Wednesday, April 6, 2011

Real Leaders

Update from the Chicago Tribune.
Two Sisters

What real leaders do


Tuesday brought a welcome blast of truth-telling among the grown-ups on Capitol Hill. House Budget Committee Chairman Paul Ryan, R-Wis., unveiled a politically risky proposal to curb federal deficits and pay down the national debt. As he and House Speaker John Boehner, R-Ohio, correctly stated, America has a moral obligation to stop spending like there's no tomorrow.

In part because there is a tomorrow. This nation needs to be strong to face it and thrive.

Has Ryan got all the answers? No, but his plan sure beats doing nothing. And nothing is mostly what we've heard from Democrats evidently more concerned about winning next year's presidential and congressional election than leveling with Americans about the perils of a federal debt north of $14 trillion.

Ryan and his Republican allies are taking a big chance by targeting the current version of the federal government's popular Medicare health insurance program. Ryan envisions a voucher system that would provide subsidies for seniors to obtain private insurance on their own. He also wants individual states to shoulder the burden of cost-containment in the federal Medicaid program for the poor.

Like any thinking resident of this state, we're worried that Illinois would botch its responsibilities, but that's no reason to reject Ryan's plan out of hand. We can't afford the plan we've got. We need free-market checks and balances, and think-big ideas for saving a program that has grown to serve one in five Illinoisans.

If not the Ryan plan, Democrats, then what?

It was a shame to hear influential lawmakers such as Democratic House Minority Leader Nancy Pelosi attack Ryan practically before he had finished talking. As Ryan acknowledged Tuesday, his "Path to Prosperity" hands a potent weapon to his political opponents, who may indeed follow the usual playbook by fanning the fears of seniors, and demonizing the GOP as the enemy of America's most vulnerable citizens.

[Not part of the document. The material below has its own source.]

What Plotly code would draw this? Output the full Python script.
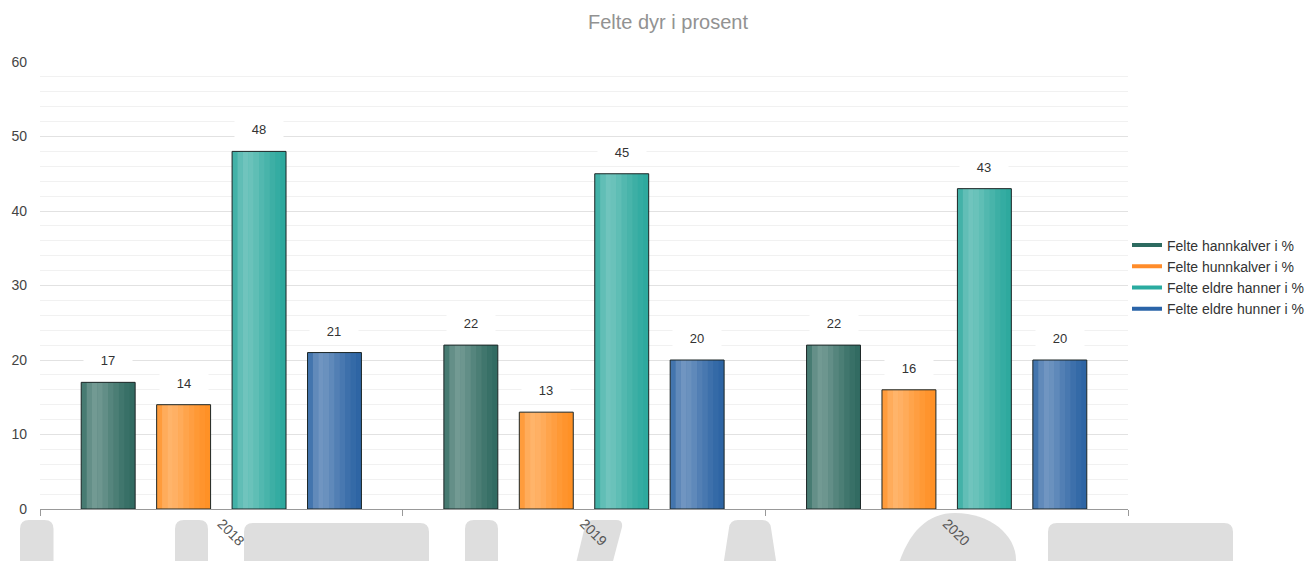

Depressingly, public opinion polls show that most Americans want Congress to cut the federal deficit without cutting entitlements. That isn't feasible: In round numbers, Medicare, Medicaid and Social Security totaled $1.5 trillion in a fiscal 2010 federal budget of $3.5 trillion.

Unchecked, our current entitlement system will destroy our fiscal future. Other developed countries — including several in Europe that now are choking on their own vast public debts — have launched austerity programs. America instead has boosted spending. It can't go on like this, and Ryan's proposal includes a sobering account titled, "How a Debt Crisis Would Unfold."

Trust us: It ends badly.

Ryan is warning us about perils that stretch from economics to psychology: The sense of victimization among citizens who object to reforming unaffordable entitlements — and the unwillingness of President Obama and other leaders to challenge that self-indulgence — represents a much greater threat to Americans than anything in Ryan's proposal.

That said, it's easy to see why Democrats don't like the Ryan budget plan. It's no "path to poverty" for everyday Americans, as Pelosi suggested. But it is a conservative Republican wish list, cutting most deeply where Democrats would least want to cut. It goes easy on defense, while repealing last year's landmark health-care legislation. Ryan's version of tax reform mostly involves tax relief. And for no good reason he sidesteps Social Security: He probably figured that taking on Medicare and Medicaid would generate enough political heat for one day.

All things considered, the plan hatched several months ago by Obama's bipartisan deficit commission addresses the same issues in a different fashion. Its version of tax reform, fair-minded and savvy about revenues, has much to recommend it. In other words, the deficit commission's plan might prove more politically palatable in Washington — if Washington ever gets serious. Ryan's plan, though, is more ambitious.

With any luck, Americans in time will react to Tuesday's proposal the way a nation of adults should. We hope Illinois Democratic Sen. Dick Durbin and other lawmakers who now understand the dangers of so much federal debt will get deficit-cutting negotiations back on track. Last we heard, Durbin was among a "Gang of Six" lawmakers hammering out a deal.

So where is it?

Paul Ryan and his allies aren't waiting for a perfect moment that, in Washington, never comes. On Tuesday, they did what real leaders do. They risked their necks.


Copyright © 2011, Chicago Tribune

2 Comments:

At April 6, 2011 at 3:06 PM , Anonymous Steve Bussey said...

The next thing I would like to see Paul Ryan, et al, do is to point out Democrat rhetoric of the past with respect to budget cuts, welfare reform etc, and how wrong it all was as juxtaposed against the actual history since. Use historical fact to make their point. Point out the old, rehashed Democrat rhetoric, etc. Use the history that is clearly on their side.

 
At April 6, 2011 at 3:34 PM , Anonymous Born said...

One note on medicare ... the voucher system you refer to does not apply to seniors 55 and up ... these seniors are grandfathered ... 54 and younger begin to migrate to the voucher system.This is important for us to understand and disseminate because the left will lie about it (as usual) saying it attacks seniors, etc.